How this affects pricing
Any policy that changes the amount of time, risk, travel, privacy, or responsibility in a booking should connect back to pricing. If the work requires extra communication, extra cleanup, difficult access, special timing, or a higher chance of disruption, the quote should reflect that. A policy without pricing follow-through often turns into unpaid labor.
Use your calculator and your real calendar to check whether the service still makes sense. A small fee can be appropriate for minor extra work, but a longer visit or separate premium service may be better when the task changes the shape of the booking.
How to explain it without sounding rigid
Clients usually respond better when the sitter explains the reason behind the rule in plain language.

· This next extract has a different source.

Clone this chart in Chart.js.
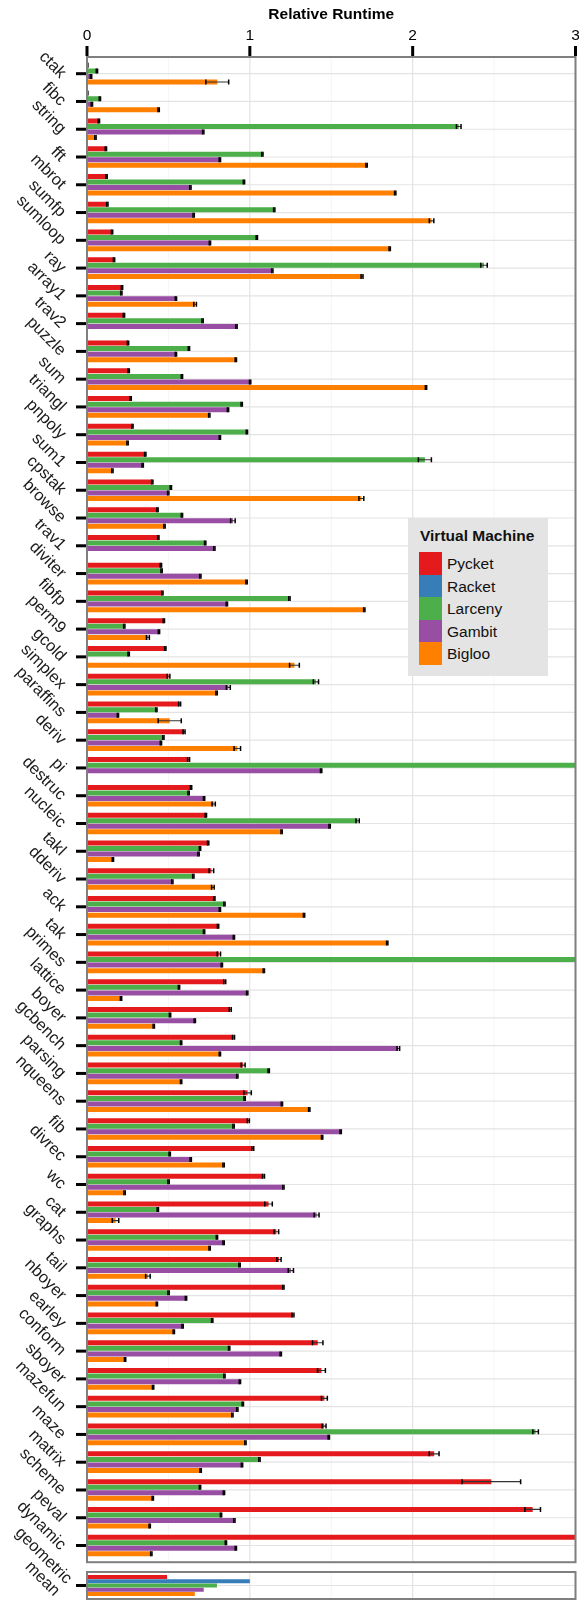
<!DOCTYPE html>
<html>
<head>
<meta charset="utf-8">
<script src="https://cdn.jsdelivr.net/npm/chart.js@4.4.1/dist/chart.umd.min.js"></script>
<style>
    body { margin: 0; background: #fff; font-family: "Liberation Sans", Arial, sans-serif; overflow: hidden; }
    #wrap { position: relative; width: 579px; height: 1604px; }
    #mainChart { position: absolute; left: 0; top: 0; }
    #meanChart { position: absolute; left: 0; top: 1480px; }
    #legend { position: absolute; left: 408px; top: 518px; width: 140px; height: 158px; background: #e4e4e4; }
    #legend .title { position: absolute; left: 12px; top: 8px; font-weight: bold; font-size: 15.5px; line-height: 19px; color: #111; }
    #legend .key { position: absolute; left: 11px; width: 23px; height: 23px; }
    #legend .lab { position: absolute; left: 39px; font-size: 15.5px; line-height: 23px; color: #111; }
</style>
</head>
<body>
<div id="wrap">
    <canvas id="mainChart" width="579" height="1566"></canvas>
    <canvas id="meanChart" width="579" height="124"></canvas>
    <div id="legend"></div>
</div>
<script>
// Benchmarks, ordered by Pycket runtime
const benchmarks = ['ctak','fibc','string','fft','mbrot','sumfp','sumloop','ray','array1','trav2',
    'puzzle','sum','triangl','pnpoly','sum1','cpstak','browse','trav1','diviter','fibfp',
    'perm9','gcold','simplex','paraffins','deriv','pi','destruc','nucleic','takl','dderiv',
    'ack','tak','primes','lattice','boyer','gcbench','parsing','nqueens','fib','divrec',
    'wc','cat','graphs','tail','nboyer','earley','conform','sboyer','mazefun','maze',
    'matrix','scheme','peval','dynamic'];

const pycket = [0.004,0.004,0.073,0.116,0.120,0.125,0.154,0.166,0.215,0.227,
    0.252,0.256,0.268,0.279,0.358,0.401,0.433,0.438,0.454,0.463,
    0.472,0.481,0.501,0.569,0.596,0.624,0.639,0.730,0.744,0.764,
    0.782,0.805,0.810,0.846,0.880,0.900,0.959,0.986,0.991,1.018,
    1.084,1.115,1.163,1.179,1.206,1.265,1.417,1.440,1.458,1.456,
    2.132,2.483,2.737,3.400];
const larceny = [0.061,0.079,2.283,1.077,0.964,1.150,1.043,2.438,0.211,0.710,
    0.626,0.583,0.950,0.982,2.075,0.515,0.583,0.726,0.458,1.243,
    0.229,0.256,1.406,0.426,0.469,3.500,0.624,1.662,0.694,0.653,
    0.844,0.719,3.500,0.565,0.510,0.578,1.116,0.968,0.900,0.508,
    0.501,0.435,0.798,0.937,0.501,0.769,0.873,0.844,0.957,2.755,
    1.059,0.694,0.823,0.853];
const gambit = [0.025,0.030,0.714,0.816,0.635,0.655,0.755,1.138,0.546,0.918,
    0.546,1.002,0.866,0.816,0.342,0.499,0.896,0.782,0.696,0.859,
    0.442,null,0.868,0.190,0.454,1.438,0.719,1.490,0.685,0.524,
    0.816,0.902,0.828,0.984,0.662,1.912,0.923,1.197,1.558,0.637,
    1.206,1.410,0.839,1.252,0.608,0.587,1.190,0.939,0.923,1.485,
    0.952,0.841,0.905,0.914];
const bigloo = [0.800,0.440,0.052,1.717,1.893,2.116,1.859,1.689,0.664,null,
    0.914,2.082,0.751,0.249,0.156,1.685,0.476,null,0.980,1.703,
    0.374,1.274,0.796,0.508,0.923,null,0.778,1.195,0.159,0.773,
    1.333,1.844,1.086,0.209,0.410,0.816,0.578,1.365,1.444,0.839,
    0.231,0.175,0.753,0.374,0.429,0.533,0.234,0.406,0.893,0.973,
    0.698,0.404,0.385,0.395];

// Error bar half-widths
const pycketErr = [0,0,0.004,0.004,0.004,0.004,0.004,0.004,0.004,0.004,
    0.004,0.004,0.004,0.004,0.004,0.004,0.004,0.004,0.004,0.004,
    0.004,0.004,0.008,0.006,0.006,0.006,0.004,0.004,0.004,0.014,
    0.004,0.004,0.010,0.006,0.006,0.006,0.012,0.023,0.006,0.006,
    0.006,0.023,0.014,0.013,0.004,0.006,0.032,0.024,0.018,0.012,
    0.030,0.180,0.048,0.010];
const larcenyErr = [0.004,0.004,0.014,0.004,0.004,0.004,0.004,0.020,0.004,0.004,
    0.004,0.004,0.004,0.004,0.040,0.004,0.004,0.004,0.004,0.004,
    0.004,0.004,0.016,0.004,0.004,0.004,0.004,0.010,0.004,0.004,
    0.004,0.004,0.004,0.004,0.004,0.004,0.004,0.004,0.004,0.004,
    0.004,0.004,0.004,0.004,0.004,0.004,0.004,0.004,0.004,0.017,
    0.004,0.004,0.004,0.004];
const gambitErr = [0.004,0.004,0.004,0.004,0.004,0.004,0.004,0.004,0.004,0.004,
    0.004,0.004,0.004,0.004,0.004,0.004,0.014,0.004,0.004,0.004,
    0.004,0,0.012,0.004,0.004,0.004,0.004,0.004,0.004,0.004,
    0.004,0.004,0.004,0.004,0.004,0.008,0.004,0.004,0.004,0.004,
    0.004,0.015,0.004,0.016,0.004,0.004,0.004,0.004,0.004,0.004,
    0.004,0.004,0.004,0.004];
const biglooErr = [0.070,0.004,0.004,0.004,0.004,0.014,0.004,0.006,0.008,0,
    0.004,0.004,0.004,0.004,0.004,0.015,0.004,0,0.004,0.004,
    0.009,0.030,0.004,0.071,0.020,0,0.010,0.004,0.004,0.008,
    0.004,0.004,0.004,0.004,0.004,0.004,0.004,0.004,0.004,0.004,
    0.004,0.020,0.004,0.014,0.004,0.004,0.004,0.004,0.004,0.004,
    0.004,0.004,0.004,0.004];

// Geometric mean panel
const meanLabel = [['geometric', 'mean']];
const meanVMs = ['Pycket', 'Racket', 'Larceny', 'Gambit', 'Bigloo'];
const meanValues = [0.492, 1.0, 0.798, 0.717, 0.662];

const vmColors = {
    Pycket: '#E41A1C',
    Racket: '#377EB8',
    Larceny: '#4DAF4A',
    Gambit: '#984EA3',
    Bigloo: '#FF7F00'
};
const xTicks = [0, 1, 2, 3];
const xMinor = [0.5, 1.5, 2.5];

const FONT = '"Liberation Sans", Arial, Helvetica, sans-serif';

function line(ctx, x1, y1, x2, y2) {
    ctx.beginPath();
    ctx.moveTo(x1, y1);
    ctx.lineTo(x2, y2);
    ctx.stroke();
}

// ggplot-like panel: grid, frame, tick marks, rotated labels, error bars
const panelDecor = {
    id: 'panelDecor',
    beforeDatasetsDraw(chart, args, opts) {
        const {ctx, chartArea: a, scales: {x, y}} = chart;
        const top = a.top - opts.pad, bottom = a.bottom + opts.pad;
        ctx.save();
        ctx.strokeStyle = '#f2f2f2';
        ctx.lineWidth = 0.8;
        xMinor.forEach(v => { const px = x.getPixelForValue(v); line(ctx, px, top, px, bottom); });
        ctx.strokeStyle = '#e3e3e3';
        ctx.lineWidth = 1.2;
        xTicks.forEach(v => { const px = x.getPixelForValue(v); line(ctx, px, top, px, bottom); });
        chart.data.labels.forEach((l, i) => {
            const py = y.getPixelForValue(i);
            line(ctx, a.left, py, a.right, py);
        });
        ctx.restore();
    },
    afterDatasetsDraw(chart, args, opts) {
        const {ctx, chartArea: a, scales: {x, y}} = chart;
        const top = a.top - opts.pad, bottom = a.bottom + opts.pad;

        // error bars
        ctx.save();
        ctx.beginPath();
        ctx.rect(a.left, a.top - opts.pad, a.right - a.left, a.bottom - a.top + 2 * opts.pad);
        ctx.clip();
        chart.data.datasets.forEach((ds, i) => {
            if (!ds.errors) return;
            const meta = chart.getDatasetMeta(i);
            meta.data.forEach((bar, j) => {
                const v = ds.data[j];
                if (v === null || v > 3) return;
                const e = ds.errors[j];
                const h = bar.height;
                const lo = x.getPixelForValue(v - e), hi = x.getPixelForValue(v + e);
                ctx.strokeStyle = '#333';
                ctx.lineWidth = 1.1;
                line(ctx, lo, bar.y, hi, bar.y);
                ctx.strokeStyle = '#000';
                ctx.lineWidth = 1.5;
                line(ctx, lo, bar.y - h / 2, lo, bar.y + h / 2);
                line(ctx, hi, bar.y - h / 2, hi, bar.y + h / 2);
            });
        });
        ctx.restore();

        // frame
        ctx.save();
        ctx.strokeStyle = '#7f7f7f';
        ctx.lineWidth = 2;
        ctx.strokeRect(a.left, top, a.right - a.left, bottom - top);

        // top tick marks
        if (opts.xTickMarks) {
            ctx.strokeStyle = '#000';
            ctx.lineWidth = 3;
            xTicks.forEach(v => { const px = x.getPixelForValue(v); line(ctx, px, top - 11, px, top - 1); });
        }

        // category tick marks and rotated labels
        ctx.font = '16.5px ' + FONT;
        ctx.fillStyle = '#1a1a1a';
        ctx.textAlign = 'right';
        ctx.textBaseline = 'middle';
        chart.data.labels.forEach((lab, i) => {
            const py = y.getPixelForValue(i);
            ctx.strokeStyle = '#000';
            ctx.lineWidth = 3;
            line(ctx, a.left - 11, py, a.left - 1, py);
            const lines = Array.isArray(lab) ? lab : [lab];
            ctx.save();
            ctx.translate(a.left - 24, py + 2);
            ctx.rotate(Math.PI / 4);
            lines.forEach((t, k) => ctx.fillText(t, 0, (k - (lines.length - 1) / 2) * 17));
            ctx.restore();
        });
        ctx.restore();
    }
};

function makeDataset(name, values, errors) {
    return {
        label: name,
        data: values,
        errors: errors,
        backgroundColor: vmColors[name],
        borderWidth: 0
    };
}

// Main panel
new Chart(document.getElementById('mainChart').getContext('2d'), {
    type: 'bar',
    data: {
        labels: benchmarks,
        datasets: [
            makeDataset('Pycket', pycket, pycketErr),
            makeDataset('Larceny', larceny, larcenyErr),
            makeDataset('Gambit', gambit, gambitErr),
            makeDataset('Bigloo', bigloo, biglooErr)
        ]
    },
    options: {
        indexAxis: 'y',
        responsive: false,
        animation: false,
        datasets: { bar: { categoryPercentage: 0.8, barPercentage: 0.9 } },
        layout: { padding: { top: 0, right: 3.5, bottom: 6.6, left: 0 } },
        plugins: {
            legend: { display: false },
            tooltip: { enabled: false },
            panelDecor: { pad: 2.8, xTickMarks: true }
        },
        scales: {
            x: {
                position: 'top',
                min: 0,
                max: 3,
                ticks: {
                    stepSize: 1,
                    padding: 0,
                    color: '#000',
                    font: { family: FONT, size: 15.5 },
                    maxRotation: 0
                },
                grid: { display: false, drawTicks: true, tickLength: 15 },
                border: { display: false },
                title: {
                    display: true,
                    text: 'Relative Runtime',
                    color: '#000',
                    font: { family: FONT, size: 15.5, weight: 'bold' },
                    padding: { top: 5, bottom: 0 }
                },
                afterFit(scale) {
                    scale.height = 59.8;
                    scale.paddingLeft = 0;
                    scale.paddingRight = 0;
                }
            },
            y: {
                ticks: { display: false },
                grid: { display: false },
                border: { display: false },
                afterFit(scale) { scale.width = 87; }
            }
        }
    },
    plugins: [panelDecor]
});

// Geometric mean panel
new Chart(document.getElementById('meanChart').getContext('2d'), {
    type: 'bar',
    data: {
        labels: meanLabel,
        datasets: meanVMs.map((vm, i) => ({
            label: vm,
            data: [meanValues[i]],
            backgroundColor: vmColors[vm],
            borderWidth: 0
        }))
    },
    options: {
        indexAxis: 'y',
        responsive: false,
        animation: false,
        datasets: { bar: { categoryPercentage: 0.78, barPercentage: 0.95 } },
        layout: { padding: { top: 92, right: 3.5, bottom: 5, left: 0 } },
        plugins: {
            legend: { display: false },
            tooltip: { enabled: false },
            panelDecor: { pad: 0, xTickMarks: false }
        },
        scales: {
            x: { display: false, min: 0, max: 3 },
            y: {
                ticks: { display: false },
                grid: { display: false },
                border: { display: false },
                afterFit(scale) { scale.width = 87; }
            }
        }
    },
    plugins: [panelDecor]
});

// Legend box
const legend = document.getElementById('legend');
legend.innerHTML = '<div class="title">Virtual Machine</div>';
meanVMs.forEach((vm, i) => {
    const top = 34 + i * 22.6;
    legend.innerHTML += `<div class="key" style="top:${top}px;background:${vmColors[vm]}"></div>` +
        `<div class="lab" style="top:${top}px">${vm}</div>`;
});
</script>
</body>
</html>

The message can be simple: the policy helps keep pets safe, keeps the schedule reliable, and makes sure the sitter can provide the care promised. That tone is firm without being cold.
Common mistakes to avoid
- Avoiding the camera conversation because it feels awkward.
- Allowing overnight care without private sleeping-area rules.
- Ignoring audio recording.
- Treating pet cameras and hidden cameras as the same issue.
- Not writing consequences for undisclosed recording.
Simple workflow for using this
- Ask about cameras during intake.
- Document camera locations in the client notes.
- Clarify overnight privacy before confirming.
- Request cameras be moved or disabled in private areas.
- End or decline service if privacy boundaries are violated.
Frequently asked questions
Can clients have cameras during pet sitting?
Yes, disclosed cameras in common pet-care areas may be acceptable, but private spaces and overnight sleeping areas need clear boundaries.
Should clients disclose pet cameras?
Yes. Pet cameras, doorbell cameras, smart displays, and audio devices should all be disclosed.
Can a sitter refuse a booking because of cameras?
Yes, especially if cameras are undisclosed, in private spaces, or the client will not agree to reasonable privacy boundaries.